:: DATA RECORDS

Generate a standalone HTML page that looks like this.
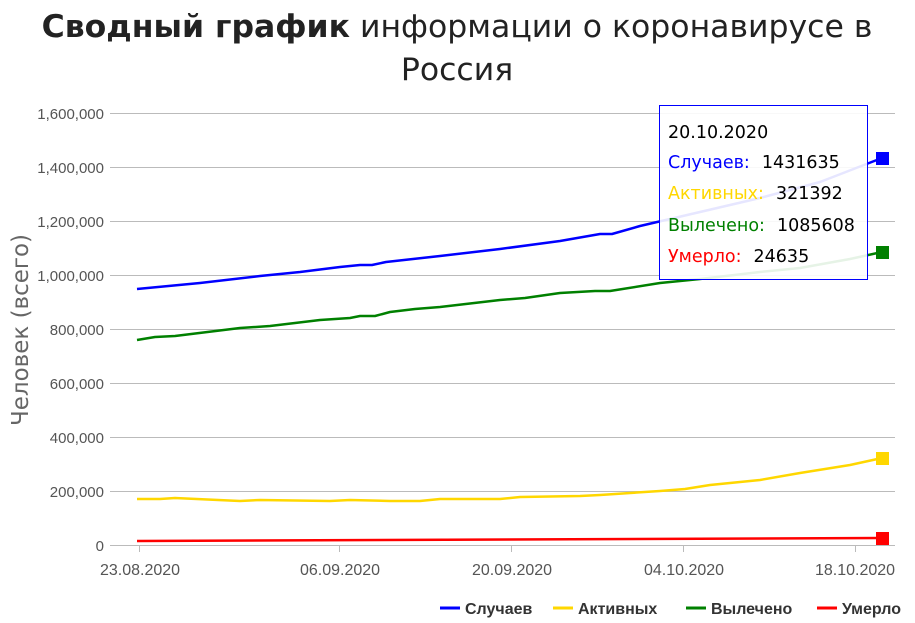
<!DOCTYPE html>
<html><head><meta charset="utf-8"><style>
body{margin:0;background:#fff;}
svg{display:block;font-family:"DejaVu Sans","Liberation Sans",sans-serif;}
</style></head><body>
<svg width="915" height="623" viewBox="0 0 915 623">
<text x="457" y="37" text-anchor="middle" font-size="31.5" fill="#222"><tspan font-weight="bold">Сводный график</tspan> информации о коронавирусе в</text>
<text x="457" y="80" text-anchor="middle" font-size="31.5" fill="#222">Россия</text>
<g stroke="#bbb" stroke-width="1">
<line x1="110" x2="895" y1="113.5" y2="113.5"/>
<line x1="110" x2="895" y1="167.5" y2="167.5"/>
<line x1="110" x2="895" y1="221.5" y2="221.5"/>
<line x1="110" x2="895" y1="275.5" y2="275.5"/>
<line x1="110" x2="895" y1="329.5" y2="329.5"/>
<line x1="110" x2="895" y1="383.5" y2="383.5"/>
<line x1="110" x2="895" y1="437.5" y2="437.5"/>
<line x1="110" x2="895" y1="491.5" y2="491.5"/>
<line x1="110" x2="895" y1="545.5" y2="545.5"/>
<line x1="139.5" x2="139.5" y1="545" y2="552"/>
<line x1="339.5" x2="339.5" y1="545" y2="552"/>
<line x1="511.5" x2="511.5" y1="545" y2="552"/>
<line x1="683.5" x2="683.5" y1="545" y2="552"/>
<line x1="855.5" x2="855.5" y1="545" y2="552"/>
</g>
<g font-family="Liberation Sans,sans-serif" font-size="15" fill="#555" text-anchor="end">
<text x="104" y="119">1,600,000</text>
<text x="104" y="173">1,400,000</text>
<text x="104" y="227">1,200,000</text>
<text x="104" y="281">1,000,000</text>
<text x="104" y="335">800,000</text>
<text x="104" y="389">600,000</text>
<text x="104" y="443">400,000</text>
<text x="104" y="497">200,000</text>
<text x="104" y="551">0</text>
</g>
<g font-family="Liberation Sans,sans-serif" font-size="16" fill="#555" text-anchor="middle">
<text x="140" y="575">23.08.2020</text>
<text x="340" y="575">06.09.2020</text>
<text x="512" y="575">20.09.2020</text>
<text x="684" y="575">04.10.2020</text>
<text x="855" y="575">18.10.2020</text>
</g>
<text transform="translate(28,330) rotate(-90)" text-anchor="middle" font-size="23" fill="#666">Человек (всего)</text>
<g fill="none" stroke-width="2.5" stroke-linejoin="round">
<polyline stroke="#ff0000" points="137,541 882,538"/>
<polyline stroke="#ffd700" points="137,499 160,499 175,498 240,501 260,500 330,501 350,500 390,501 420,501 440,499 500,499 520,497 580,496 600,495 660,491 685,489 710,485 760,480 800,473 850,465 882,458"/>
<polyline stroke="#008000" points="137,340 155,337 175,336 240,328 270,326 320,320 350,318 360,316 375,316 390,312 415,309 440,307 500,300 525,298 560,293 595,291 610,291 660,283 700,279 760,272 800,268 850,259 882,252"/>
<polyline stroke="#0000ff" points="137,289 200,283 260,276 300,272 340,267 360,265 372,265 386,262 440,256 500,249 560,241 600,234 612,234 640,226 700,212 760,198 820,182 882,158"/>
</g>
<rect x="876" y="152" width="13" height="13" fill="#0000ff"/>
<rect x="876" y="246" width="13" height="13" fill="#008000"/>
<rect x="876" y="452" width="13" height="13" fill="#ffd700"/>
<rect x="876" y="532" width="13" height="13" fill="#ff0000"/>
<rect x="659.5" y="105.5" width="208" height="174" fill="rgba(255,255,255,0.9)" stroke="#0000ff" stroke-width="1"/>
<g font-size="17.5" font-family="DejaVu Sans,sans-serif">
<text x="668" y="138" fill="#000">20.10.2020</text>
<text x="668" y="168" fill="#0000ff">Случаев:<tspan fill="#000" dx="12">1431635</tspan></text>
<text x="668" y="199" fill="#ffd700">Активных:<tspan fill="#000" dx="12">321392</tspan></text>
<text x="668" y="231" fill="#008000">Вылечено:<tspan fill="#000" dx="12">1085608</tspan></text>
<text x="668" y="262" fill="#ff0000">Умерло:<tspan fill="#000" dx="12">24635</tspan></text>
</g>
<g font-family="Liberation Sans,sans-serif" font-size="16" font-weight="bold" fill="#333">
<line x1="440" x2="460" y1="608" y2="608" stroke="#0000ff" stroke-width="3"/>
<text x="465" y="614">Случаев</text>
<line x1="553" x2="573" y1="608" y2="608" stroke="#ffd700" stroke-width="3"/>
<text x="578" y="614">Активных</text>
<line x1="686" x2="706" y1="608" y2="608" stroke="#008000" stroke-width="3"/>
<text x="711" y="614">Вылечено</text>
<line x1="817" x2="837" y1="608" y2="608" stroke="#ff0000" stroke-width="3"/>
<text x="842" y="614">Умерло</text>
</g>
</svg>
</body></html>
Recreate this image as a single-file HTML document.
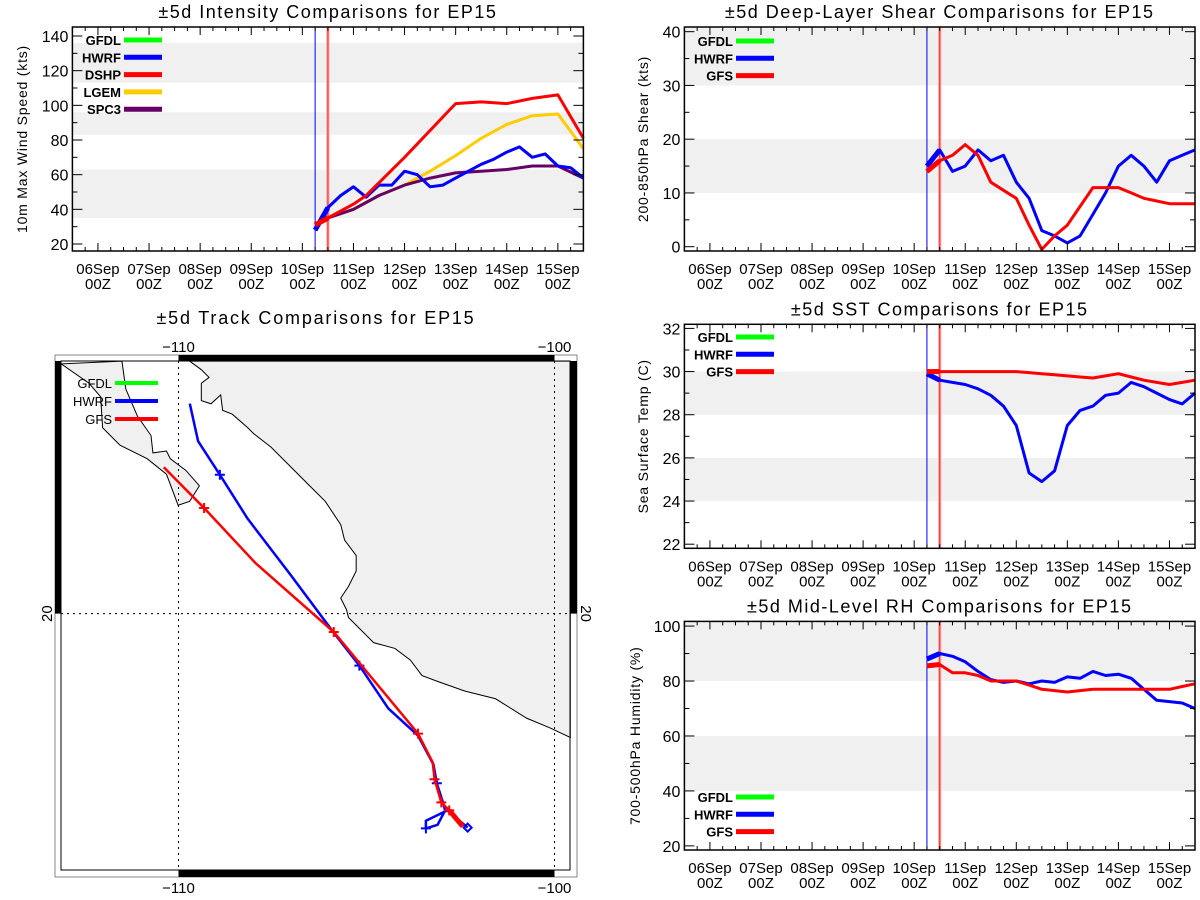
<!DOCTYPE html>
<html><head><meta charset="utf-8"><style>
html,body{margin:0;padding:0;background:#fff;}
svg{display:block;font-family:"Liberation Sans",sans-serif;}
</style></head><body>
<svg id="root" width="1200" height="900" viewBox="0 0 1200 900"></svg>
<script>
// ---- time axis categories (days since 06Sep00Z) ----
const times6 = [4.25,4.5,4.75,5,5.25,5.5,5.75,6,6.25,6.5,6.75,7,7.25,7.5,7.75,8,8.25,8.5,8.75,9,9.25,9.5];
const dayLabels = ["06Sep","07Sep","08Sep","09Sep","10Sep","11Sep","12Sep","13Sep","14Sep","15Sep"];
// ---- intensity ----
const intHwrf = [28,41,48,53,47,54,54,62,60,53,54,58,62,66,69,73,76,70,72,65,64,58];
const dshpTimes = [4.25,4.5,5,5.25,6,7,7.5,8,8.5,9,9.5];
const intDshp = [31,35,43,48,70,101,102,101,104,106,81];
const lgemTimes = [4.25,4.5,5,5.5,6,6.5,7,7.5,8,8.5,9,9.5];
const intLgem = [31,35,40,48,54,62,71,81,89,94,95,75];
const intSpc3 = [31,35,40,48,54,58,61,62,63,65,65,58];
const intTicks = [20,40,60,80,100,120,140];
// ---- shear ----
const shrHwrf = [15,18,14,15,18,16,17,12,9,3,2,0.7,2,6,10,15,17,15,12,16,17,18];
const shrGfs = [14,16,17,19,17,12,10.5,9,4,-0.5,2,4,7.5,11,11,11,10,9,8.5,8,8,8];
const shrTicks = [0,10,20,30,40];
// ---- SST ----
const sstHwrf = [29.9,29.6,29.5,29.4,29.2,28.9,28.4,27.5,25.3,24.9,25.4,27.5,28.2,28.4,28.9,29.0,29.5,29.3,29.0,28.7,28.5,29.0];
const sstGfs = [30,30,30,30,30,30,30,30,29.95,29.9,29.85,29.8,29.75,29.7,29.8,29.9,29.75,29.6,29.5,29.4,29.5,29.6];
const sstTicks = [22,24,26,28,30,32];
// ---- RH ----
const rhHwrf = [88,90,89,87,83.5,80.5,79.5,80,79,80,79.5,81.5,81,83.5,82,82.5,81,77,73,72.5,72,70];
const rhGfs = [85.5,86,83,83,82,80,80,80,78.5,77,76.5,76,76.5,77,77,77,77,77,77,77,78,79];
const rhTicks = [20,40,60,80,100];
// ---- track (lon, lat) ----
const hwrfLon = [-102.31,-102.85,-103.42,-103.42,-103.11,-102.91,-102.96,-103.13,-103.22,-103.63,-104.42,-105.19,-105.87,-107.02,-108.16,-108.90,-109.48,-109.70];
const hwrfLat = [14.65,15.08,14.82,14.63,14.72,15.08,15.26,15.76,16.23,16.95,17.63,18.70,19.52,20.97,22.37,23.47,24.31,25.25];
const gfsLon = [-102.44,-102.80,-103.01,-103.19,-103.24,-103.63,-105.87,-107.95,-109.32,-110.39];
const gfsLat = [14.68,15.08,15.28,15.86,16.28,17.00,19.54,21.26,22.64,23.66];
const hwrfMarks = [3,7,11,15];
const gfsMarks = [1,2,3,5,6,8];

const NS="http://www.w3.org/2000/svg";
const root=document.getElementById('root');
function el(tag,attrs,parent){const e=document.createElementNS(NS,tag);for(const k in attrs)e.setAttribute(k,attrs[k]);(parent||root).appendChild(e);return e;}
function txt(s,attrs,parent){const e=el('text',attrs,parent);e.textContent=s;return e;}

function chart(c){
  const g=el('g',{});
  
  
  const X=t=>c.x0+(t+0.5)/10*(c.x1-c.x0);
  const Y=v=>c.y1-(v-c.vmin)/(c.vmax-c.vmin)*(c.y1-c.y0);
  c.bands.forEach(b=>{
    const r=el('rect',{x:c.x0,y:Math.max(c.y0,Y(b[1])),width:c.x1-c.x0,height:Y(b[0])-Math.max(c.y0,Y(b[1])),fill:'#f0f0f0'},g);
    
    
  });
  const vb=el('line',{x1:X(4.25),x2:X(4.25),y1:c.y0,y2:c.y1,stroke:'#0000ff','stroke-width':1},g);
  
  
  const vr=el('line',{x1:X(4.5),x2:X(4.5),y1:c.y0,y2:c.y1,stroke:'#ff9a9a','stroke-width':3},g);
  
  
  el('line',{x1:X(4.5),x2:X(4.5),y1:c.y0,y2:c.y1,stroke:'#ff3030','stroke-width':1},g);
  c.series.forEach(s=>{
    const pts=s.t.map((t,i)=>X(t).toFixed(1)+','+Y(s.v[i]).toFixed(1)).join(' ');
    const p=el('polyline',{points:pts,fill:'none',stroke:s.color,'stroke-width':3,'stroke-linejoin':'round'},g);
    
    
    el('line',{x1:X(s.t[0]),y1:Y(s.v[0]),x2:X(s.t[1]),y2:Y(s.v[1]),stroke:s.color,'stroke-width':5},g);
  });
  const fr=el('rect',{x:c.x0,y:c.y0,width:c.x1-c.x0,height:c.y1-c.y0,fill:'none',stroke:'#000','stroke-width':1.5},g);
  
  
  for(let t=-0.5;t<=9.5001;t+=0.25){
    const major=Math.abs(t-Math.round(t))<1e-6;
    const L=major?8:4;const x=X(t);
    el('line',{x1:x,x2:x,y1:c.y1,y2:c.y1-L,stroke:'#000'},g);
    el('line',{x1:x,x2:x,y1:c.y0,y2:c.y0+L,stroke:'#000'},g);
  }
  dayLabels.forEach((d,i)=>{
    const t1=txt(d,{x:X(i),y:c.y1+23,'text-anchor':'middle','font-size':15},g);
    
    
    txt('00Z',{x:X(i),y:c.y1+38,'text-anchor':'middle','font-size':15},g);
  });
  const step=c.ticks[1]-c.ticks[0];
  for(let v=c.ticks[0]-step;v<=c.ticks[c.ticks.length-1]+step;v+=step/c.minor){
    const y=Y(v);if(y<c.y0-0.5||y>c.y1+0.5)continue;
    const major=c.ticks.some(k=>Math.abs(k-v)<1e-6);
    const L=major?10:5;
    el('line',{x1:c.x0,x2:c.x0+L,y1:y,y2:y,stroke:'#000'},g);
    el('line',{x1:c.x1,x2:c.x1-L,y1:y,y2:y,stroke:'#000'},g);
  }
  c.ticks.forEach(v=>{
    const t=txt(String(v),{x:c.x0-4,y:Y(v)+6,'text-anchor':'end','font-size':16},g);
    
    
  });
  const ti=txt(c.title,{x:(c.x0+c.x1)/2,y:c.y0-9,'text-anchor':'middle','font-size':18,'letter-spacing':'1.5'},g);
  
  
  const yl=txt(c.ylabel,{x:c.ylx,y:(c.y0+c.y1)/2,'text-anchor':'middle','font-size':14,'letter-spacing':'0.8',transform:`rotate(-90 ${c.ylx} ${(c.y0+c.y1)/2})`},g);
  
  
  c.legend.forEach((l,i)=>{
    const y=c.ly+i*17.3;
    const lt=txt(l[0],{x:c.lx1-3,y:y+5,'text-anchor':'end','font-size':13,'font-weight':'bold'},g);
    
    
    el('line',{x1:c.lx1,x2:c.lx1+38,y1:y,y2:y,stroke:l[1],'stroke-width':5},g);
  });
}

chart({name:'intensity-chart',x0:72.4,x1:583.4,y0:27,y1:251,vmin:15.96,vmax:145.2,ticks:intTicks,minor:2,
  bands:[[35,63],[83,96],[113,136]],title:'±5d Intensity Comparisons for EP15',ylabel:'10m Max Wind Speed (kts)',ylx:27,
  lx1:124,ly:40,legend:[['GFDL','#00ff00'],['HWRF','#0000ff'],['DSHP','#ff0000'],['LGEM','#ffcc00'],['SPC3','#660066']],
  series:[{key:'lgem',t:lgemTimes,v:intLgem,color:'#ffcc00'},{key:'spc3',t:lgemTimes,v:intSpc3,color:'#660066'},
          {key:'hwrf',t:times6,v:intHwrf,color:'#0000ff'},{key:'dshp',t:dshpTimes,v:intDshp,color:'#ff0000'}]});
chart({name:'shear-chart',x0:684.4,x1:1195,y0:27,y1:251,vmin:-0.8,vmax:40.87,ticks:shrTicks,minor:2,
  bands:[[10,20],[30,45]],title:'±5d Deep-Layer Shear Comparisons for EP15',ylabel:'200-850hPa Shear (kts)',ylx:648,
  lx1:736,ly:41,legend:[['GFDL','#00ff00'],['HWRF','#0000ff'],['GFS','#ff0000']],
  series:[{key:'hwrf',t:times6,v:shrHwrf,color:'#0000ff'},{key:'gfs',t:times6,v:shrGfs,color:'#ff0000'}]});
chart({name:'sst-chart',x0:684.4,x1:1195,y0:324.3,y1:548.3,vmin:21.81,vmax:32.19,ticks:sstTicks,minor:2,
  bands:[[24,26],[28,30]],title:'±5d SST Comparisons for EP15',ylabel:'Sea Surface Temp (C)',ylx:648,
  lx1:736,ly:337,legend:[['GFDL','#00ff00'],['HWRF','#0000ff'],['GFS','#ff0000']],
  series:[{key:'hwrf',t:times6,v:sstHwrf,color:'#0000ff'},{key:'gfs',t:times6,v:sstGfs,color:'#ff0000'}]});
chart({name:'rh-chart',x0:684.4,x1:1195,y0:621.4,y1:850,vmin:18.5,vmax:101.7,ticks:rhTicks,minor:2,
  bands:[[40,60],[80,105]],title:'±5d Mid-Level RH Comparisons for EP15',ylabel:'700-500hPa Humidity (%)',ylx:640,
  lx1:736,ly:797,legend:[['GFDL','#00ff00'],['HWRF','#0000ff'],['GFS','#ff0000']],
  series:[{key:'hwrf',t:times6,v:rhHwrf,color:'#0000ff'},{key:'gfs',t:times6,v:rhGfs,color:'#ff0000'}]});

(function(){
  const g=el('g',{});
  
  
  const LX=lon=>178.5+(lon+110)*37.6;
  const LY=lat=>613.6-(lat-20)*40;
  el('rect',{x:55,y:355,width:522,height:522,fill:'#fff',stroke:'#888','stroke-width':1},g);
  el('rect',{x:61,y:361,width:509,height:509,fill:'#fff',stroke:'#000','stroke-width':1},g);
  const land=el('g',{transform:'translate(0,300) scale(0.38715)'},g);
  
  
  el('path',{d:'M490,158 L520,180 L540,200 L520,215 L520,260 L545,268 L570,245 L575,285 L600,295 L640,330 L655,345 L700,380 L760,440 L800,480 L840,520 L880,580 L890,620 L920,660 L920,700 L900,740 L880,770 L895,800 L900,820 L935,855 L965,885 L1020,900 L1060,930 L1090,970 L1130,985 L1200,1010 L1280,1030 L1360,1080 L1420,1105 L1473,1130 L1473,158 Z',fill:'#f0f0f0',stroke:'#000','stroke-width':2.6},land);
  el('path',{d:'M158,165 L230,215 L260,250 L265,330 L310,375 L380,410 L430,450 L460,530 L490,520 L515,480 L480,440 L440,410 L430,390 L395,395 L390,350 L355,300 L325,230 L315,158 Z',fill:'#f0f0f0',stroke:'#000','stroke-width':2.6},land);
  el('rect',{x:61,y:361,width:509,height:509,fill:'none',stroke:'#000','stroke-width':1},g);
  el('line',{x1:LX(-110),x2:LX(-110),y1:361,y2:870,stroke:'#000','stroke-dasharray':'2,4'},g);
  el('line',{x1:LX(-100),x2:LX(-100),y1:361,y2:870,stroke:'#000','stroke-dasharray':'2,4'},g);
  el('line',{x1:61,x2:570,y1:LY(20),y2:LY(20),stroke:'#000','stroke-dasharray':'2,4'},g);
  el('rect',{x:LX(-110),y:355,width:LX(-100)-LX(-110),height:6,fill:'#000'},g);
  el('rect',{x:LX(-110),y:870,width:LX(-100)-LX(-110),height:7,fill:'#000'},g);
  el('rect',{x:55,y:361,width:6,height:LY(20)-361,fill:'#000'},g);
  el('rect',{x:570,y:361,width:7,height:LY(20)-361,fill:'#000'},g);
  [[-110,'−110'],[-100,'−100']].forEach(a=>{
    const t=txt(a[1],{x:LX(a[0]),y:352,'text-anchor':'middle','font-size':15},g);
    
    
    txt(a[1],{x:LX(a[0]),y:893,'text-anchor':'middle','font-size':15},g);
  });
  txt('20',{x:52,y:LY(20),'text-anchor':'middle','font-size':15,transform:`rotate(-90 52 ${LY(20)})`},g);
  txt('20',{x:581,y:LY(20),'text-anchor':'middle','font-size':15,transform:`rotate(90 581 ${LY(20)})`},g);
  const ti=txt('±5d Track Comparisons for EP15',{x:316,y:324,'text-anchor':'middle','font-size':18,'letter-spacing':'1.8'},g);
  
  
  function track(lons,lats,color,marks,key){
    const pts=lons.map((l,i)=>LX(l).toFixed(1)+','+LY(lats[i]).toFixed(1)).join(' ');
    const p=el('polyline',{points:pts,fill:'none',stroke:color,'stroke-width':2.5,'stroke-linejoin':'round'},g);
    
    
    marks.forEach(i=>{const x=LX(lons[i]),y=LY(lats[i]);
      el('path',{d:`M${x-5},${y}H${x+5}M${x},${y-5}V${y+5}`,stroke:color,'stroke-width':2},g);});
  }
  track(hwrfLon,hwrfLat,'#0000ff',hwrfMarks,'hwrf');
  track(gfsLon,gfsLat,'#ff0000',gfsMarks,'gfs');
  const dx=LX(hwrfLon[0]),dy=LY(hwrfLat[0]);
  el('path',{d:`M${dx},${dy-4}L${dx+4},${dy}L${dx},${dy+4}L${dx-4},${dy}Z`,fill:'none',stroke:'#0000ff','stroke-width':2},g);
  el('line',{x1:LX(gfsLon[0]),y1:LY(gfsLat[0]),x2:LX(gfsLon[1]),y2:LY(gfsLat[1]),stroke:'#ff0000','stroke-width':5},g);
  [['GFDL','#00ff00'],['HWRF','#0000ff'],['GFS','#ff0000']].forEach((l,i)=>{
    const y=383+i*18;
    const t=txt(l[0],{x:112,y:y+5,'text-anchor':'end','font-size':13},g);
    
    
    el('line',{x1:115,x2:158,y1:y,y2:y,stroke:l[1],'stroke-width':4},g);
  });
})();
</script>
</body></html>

::::

THE REQUEST: Collect each line of the entries that has the word "this", copying it in full.

ANSWER IN FULL:
Generate a standalone HTML page that looks like this.
Recreate this image as a single-file HTML document.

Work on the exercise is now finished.